Cohen, left, with former Minister of Environmental Protection Tamar Zandberg.
Cohen, left, with former Minister of Environmental Protection Tamar Zandberg. Credit: Ministry of Environmental Protection

“True. We can act out of this understanding and work together with our neighbors, such as the initiative that we led to purchase renewable energy from Jordan in return for water. It can also happen with other countries, such as Morocco. There is enormous potential for climate cooperation that we must promote,” said Cohen.

Are there climate change deniers in the professional staff?

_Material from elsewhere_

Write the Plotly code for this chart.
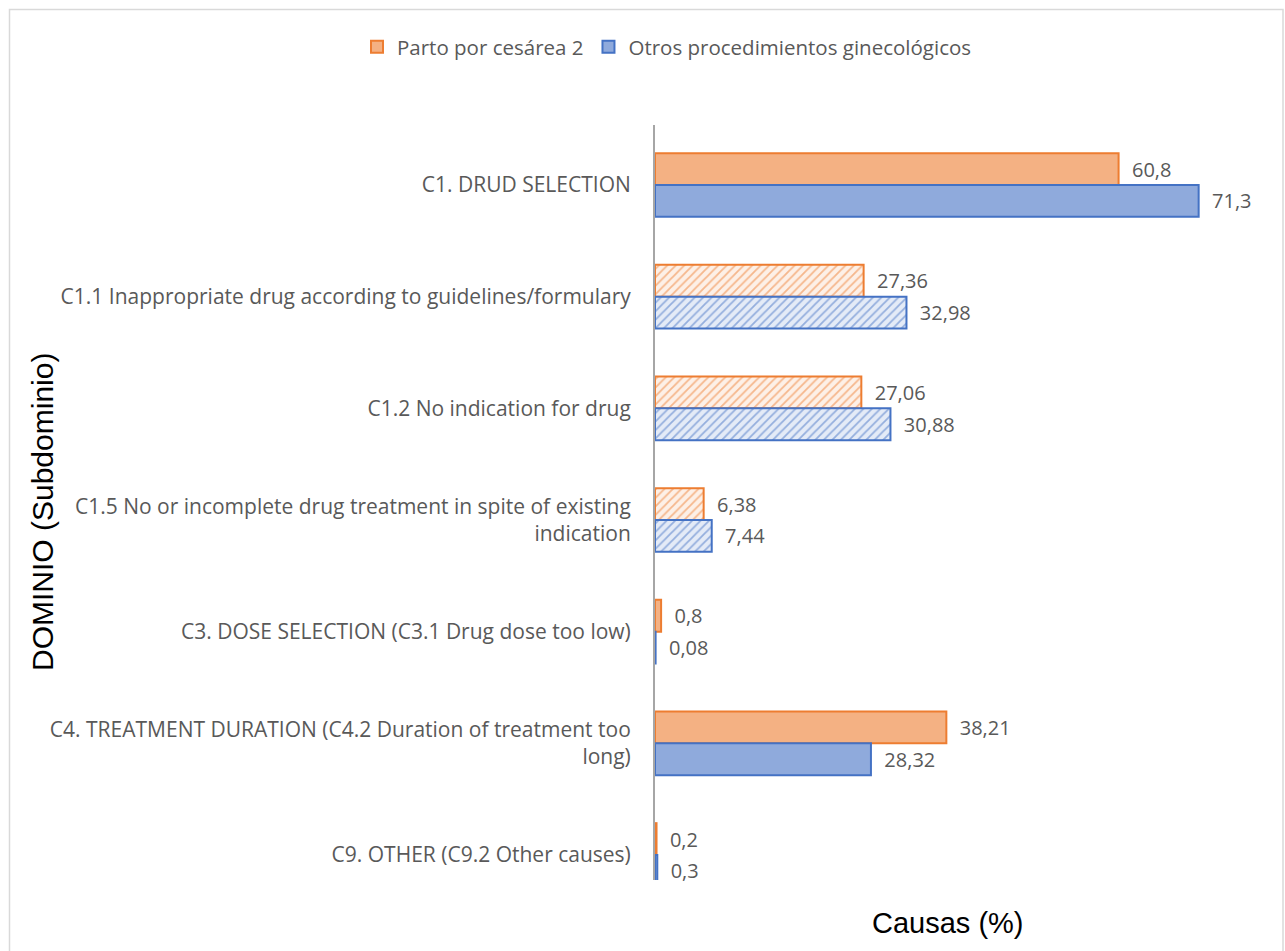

“I haven’t heard in recent years those who said: ‘Leave it alone, there is no such a thing.’ There are those who say: ‘It doesn’t matter what we’ll do, it will happen in any case.’ Or: ‘Israel is small and it doesn’t have a lot of influence on the climate crisis.’ Or: ‘Why invest now, let’s wait for the prices to drop.’ We’ve heard a lot of this over the years. There is no denial in principle, but when you need to make decisions – suddenly they backtrack, take their time, say ‘wait a minute, it costs money.’ In practice, the bottom line is we’re not doing what is needed.”

A protest against single-use utensils in Jerusalem in 2019.
A protest against single-use utensils in Jerusalem in 2019. Credit: Emil Salman

The Finance Ministry said: “The interview includes a list of aspersions that are factually incorrect and economically unfounded, and therefore we are unable to comment on it. The Budgets Division has presented, and will continue to present, a professional approach whose concern is the advancement of the Israeli economy while guaranteeing the country’s energy security, by preserving a combination of sources for generating electricity and not relying on just a single source, according to the position of the rest of the professional bodies responsible for the matter in the government.”

The Environmental Protection Ministry declined to comment on this article.